» WHAT THIS TASK INVOLVES:
Please find all lines in the data that hold the string "seaborn" and copy them.

» DATASET EXCERPT:
· · · · · · ·

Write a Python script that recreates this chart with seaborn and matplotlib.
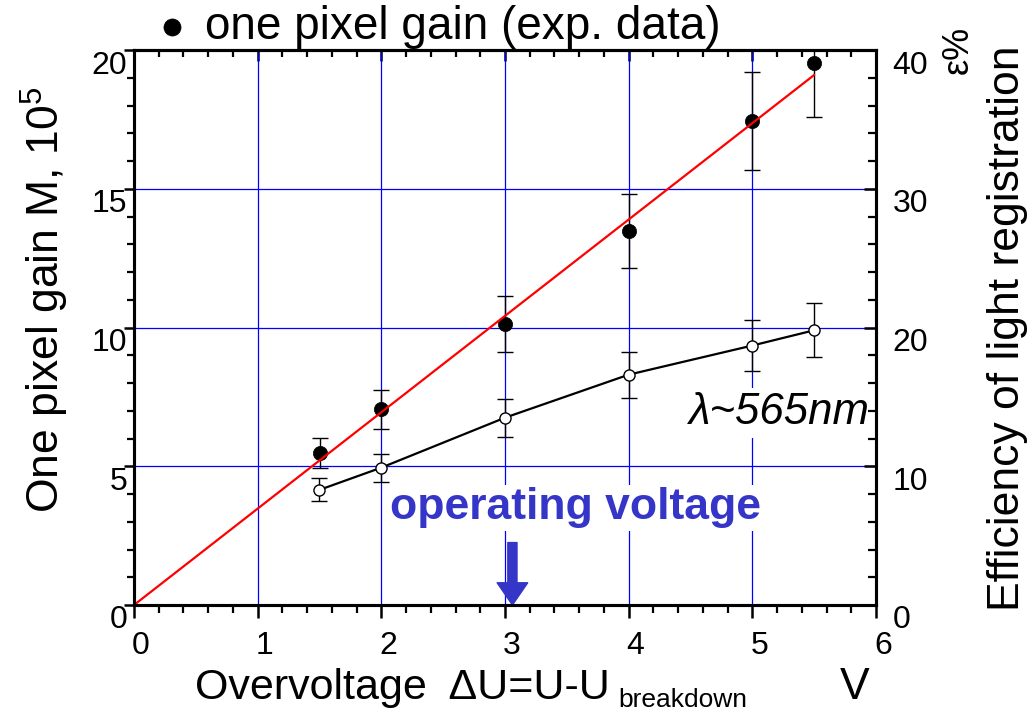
import matplotlib
matplotlib.use("Agg")
import matplotlib.pyplot as plt
import matplotlib.transforms as mtransforms
from matplotlib import font_manager
from matplotlib.ticker import MultipleLocator
import seaborn as sns

# Measured gain and light-registration efficiency versus overvoltage
overvoltage = [1.5, 2.0, 3.0, 4.0, 5.0, 5.5]
gain = [5.48, 7.05, 10.13, 13.48, 17.44, 19.53]          # units of 10^5
gain_err = [0.54, 0.70, 1.00, 1.33, 1.75, 1.95]
efficiency = [8.3, 9.9, 13.5, 16.6, 18.7, 19.8]          # percent
efficiency_err = [0.83, 1.00, 1.37, 1.66, 1.87, 1.94]

# Linear fit of the gain, drawn through its end points
fit_x = [0.0, 5.5]
fit_gain = [0.0, 19.1]

x_ticks = [0, 1, 2, 3, 4, 5, 6]
gain_ticks = [0, 5, 10, 15, 20]
eff_ticks = [0, 10, 20, 30, 40]


def pick(*names):
    avail = {f.name for f in font_manager.fontManager.ttflist}
    for n in names:
        if n in avail:
            return n
    return "DejaVu Sans"


sns.set_theme(style="white")
NARROW = pick("Liberation Sans Narrow", "Liberation Sans")
REGULAR = pick("Liberation Sans", "Arial", "DejaVu Sans")
TITLE_SIZE = 38 if NARROW.endswith("Narrow") else 32
plt.rcParams["font.family"] = [REGULAR, "DejaVu Sans"]
plt.rcParams["mathtext.fontset"] = "custom"
plt.rcParams["mathtext.rm"] = NARROW
plt.rcParams["mathtext.it"] = NARROW + ":italic"
for key in ("text.color", "axes.labelcolor", "xtick.color", "ytick.color",
            "axes.edgecolor"):
    plt.rcParams[key] = "black"

BLUE_TXT = "#3535c8"
GRID = "#0000ff"

fig = plt.figure(figsize=(10.30, 7.12), dpi=100)
fig.patch.set_facecolor("white")
ax = fig.add_axes([134 / 1030, 1 - 605 / 712, (876 - 134) / 1030, (605 - 50) / 712])
ax.set_facecolor("white")

ax.set_xlim(0, 6)
ax.set_ylim(0, 20)
ax.xaxis.set_major_locator(MultipleLocator(1))
ax.xaxis.set_minor_locator(MultipleLocator(0.2))
ax.yaxis.set_major_locator(MultipleLocator(5))
ax.yaxis.set_minor_locator(MultipleLocator(1))

# blue grid
ax.grid(True, which="major", color=GRID, linewidth=0.9, zorder=0)
ax.set_axisbelow(True)

# gain: error bars, filled points, fit line
ax.errorbar(overvoltage, gain, yerr=gain_err, fmt="none", ecolor="black",
            elinewidth=1.0, capsize=5.5, capthick=1.0, zorder=2)
sns.scatterplot(x=overvoltage, y=gain, ax=ax, s=105, color="black",
                edgecolor="black", linewidth=0.5, zorder=3,
                label="one pixel gain (exp. data)")
sns.lineplot(x=fit_x, y=fit_gain, ax=ax, color="#ff0000", linewidth=1.6,
             zorder=4, legend=False)

# efficiency on the right-hand axis
ax2 = ax.twinx()
ax2.set_ylim(0, 40)
ax2.yaxis.set_major_locator(MultipleLocator(10))
ax2.yaxis.set_minor_locator(MultipleLocator(2))
ax2.errorbar(overvoltage, efficiency, yerr=efficiency_err, fmt="none",
             ecolor="black", elinewidth=1.0, capsize=5.5, capthick=1.0, zorder=2)
sns.lineplot(x=overvoltage, y=efficiency, ax=ax2, color="black", linewidth=1.6,
             marker="o", markersize=8, markerfacecolor="white",
             markeredgecolor="black", markeredgewidth=1.0, zorder=3, legend=False)
ax2.grid(False)

# spines and ticks
for a in (ax, ax2):
    for s in a.spines.values():
        s.set_linewidth(2.2)
        s.set_color("black")
        s.set_visible(True)

ax.tick_params(axis="x", which="major", direction="out", length=9, width=1.8,
               labelsize=23, pad=10, colors="black", bottom=True, top=False)
ax.tick_params(axis="x", which="minor", direction="out", length=5.5, width=1.6,
               bottom=True, top=False)
ax.tick_params(axis="y", which="major", direction="out", length=7, width=1.8,
               labelsize=23, pad=-2, colors="black", left=True, right=False)
ax.tick_params(axis="y", which="minor", direction="out", length=5, width=1.6,
               left=True, right=False)
ax2.tick_params(axis="y", which="major", direction="in", length=9, width=1.8,
                labelsize=23, pad=12, colors="black", right=True, left=False)
ax2.tick_params(axis="y", which="minor", direction="in", length=6, width=1.6,
                right=True, left=False)
ax2.set_ylabel("")

top = ax.secondary_xaxis("top")
top.xaxis.set_major_locator(MultipleLocator(1))
top.xaxis.set_minor_locator(MultipleLocator(0.2))
top.tick_params(axis="x", which="major", direction="in", length=8, width=1.8,
                labeltop=False, colors="black")
top.tick_params(axis="x", which="minor", direction="in", length=5, width=1.6)
top.spines["top"].set_linewidth(2.2)
top.spines["top"].set_color("black")

ax.set_xticks(x_ticks)
ax.set_yticks(gain_ticks)
ax2.set_yticks(eff_ticks)
ax.set_xlabel("")
ax.set_ylabel("")

# small offsets of the tick labels
dx = mtransforms.ScaledTranslation(7 / 100, 0, fig.dpi_scale_trans)
dy = mtransforms.ScaledTranslation(0, -12 / 100, fig.dpi_scale_trans)
for t in ax.xaxis.get_major_ticks():
    t.label1.set_transform(t.label1.get_transform() + dx)
for t in ax.yaxis.get_major_ticks():
    t.label1.set_transform(t.label1.get_transform() + dy)
for t in ax2.yaxis.get_major_ticks():
    t.label2.set_transform(t.label2.get_transform() + dy)

# annotations inside the plot
ax.text(3.57, 3.5, "operating voltage", color=BLUE_TXT, fontsize=32,
        fontweight="bold", ha="center", va="center", zorder=5,
        bbox=dict(facecolor="white", edgecolor="none", pad=2))
ax.annotate("", xy=(3.06, 0), xytext=(3.06, 2.25),
            arrowprops=dict(arrowstyle="simple,head_length=0.8,head_width=1.1,tail_width=0.33",
                            color=BLUE_TXT, shrinkA=0, shrinkB=0,
                            mutation_scale=20),
            zorder=6, annotation_clip=False)
ax.text(5.95, 6.92, "λ~565nm", fontsize=31.5, style="italic", ha="right",
        va="center", zorder=5,
        bbox=dict(facecolor="white", edgecolor="none", pad=3))

# legend above the plot
leg = ax.legend(loc="center left", bbox_to_anchor=(155 / 1030, 1 - 27 / 712),
                bbox_transform=fig.transFigure, frameon=False,
                handlelength=0.6 * 39 / TITLE_SIZE, handletextpad=0.3 * 39 / TITLE_SIZE,
                borderpad=0, borderaxespad=0,
                prop=dict(family=NARROW, size=TITLE_SIZE + 1),
                markerscale=1.2)

# axis titles
fig.text(45 / 1030, 1 - 300 / 712, "One pixel gain M, 10$^5$", rotation=90,
         ha="center", va="center", family=NARROW, fontsize=TITLE_SIZE)
fig.text(1007 / 1030, 1 - 328 / 712, "Efficiency of light registration",
         rotation=90, ha="center", va="center", family=NARROW,
         fontsize=TITLE_SIZE)
fig.text(958 / 1030, 1 - 50 / 712, "ε%", rotation=90, ha="center",
         va="center", family=[NARROW, "DejaVu Sans"], fontsize=26)

xl = fig.text(195 / 1030, 1 - 699 / 712, "Overvoltage  ΔU=U-U",
              ha="left", va="baseline", family=[NARROW, "DejaVu Sans"],
              fontsize=TITLE_SIZE - 1)
fig.canvas.draw()
bb = xl.get_window_extent()
fig.text((bb.x1 + 8) / 1030, 1 - 707 / 712, "breakdown", ha="left",
         va="baseline", family=NARROW, fontsize=19)
fig.text(855 / 1030, 1 - 699 / 712, "V", ha="center", va="baseline",
         family=NARROW, fontsize=TITLE_SIZE)

fig.savefig("out.png", dpi=100)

· · · · · · ·

» RESULT FOR THIS EXERCISE:
Write a Python script that recreates this chart with seaborn and matplotlib.
import seaborn as sns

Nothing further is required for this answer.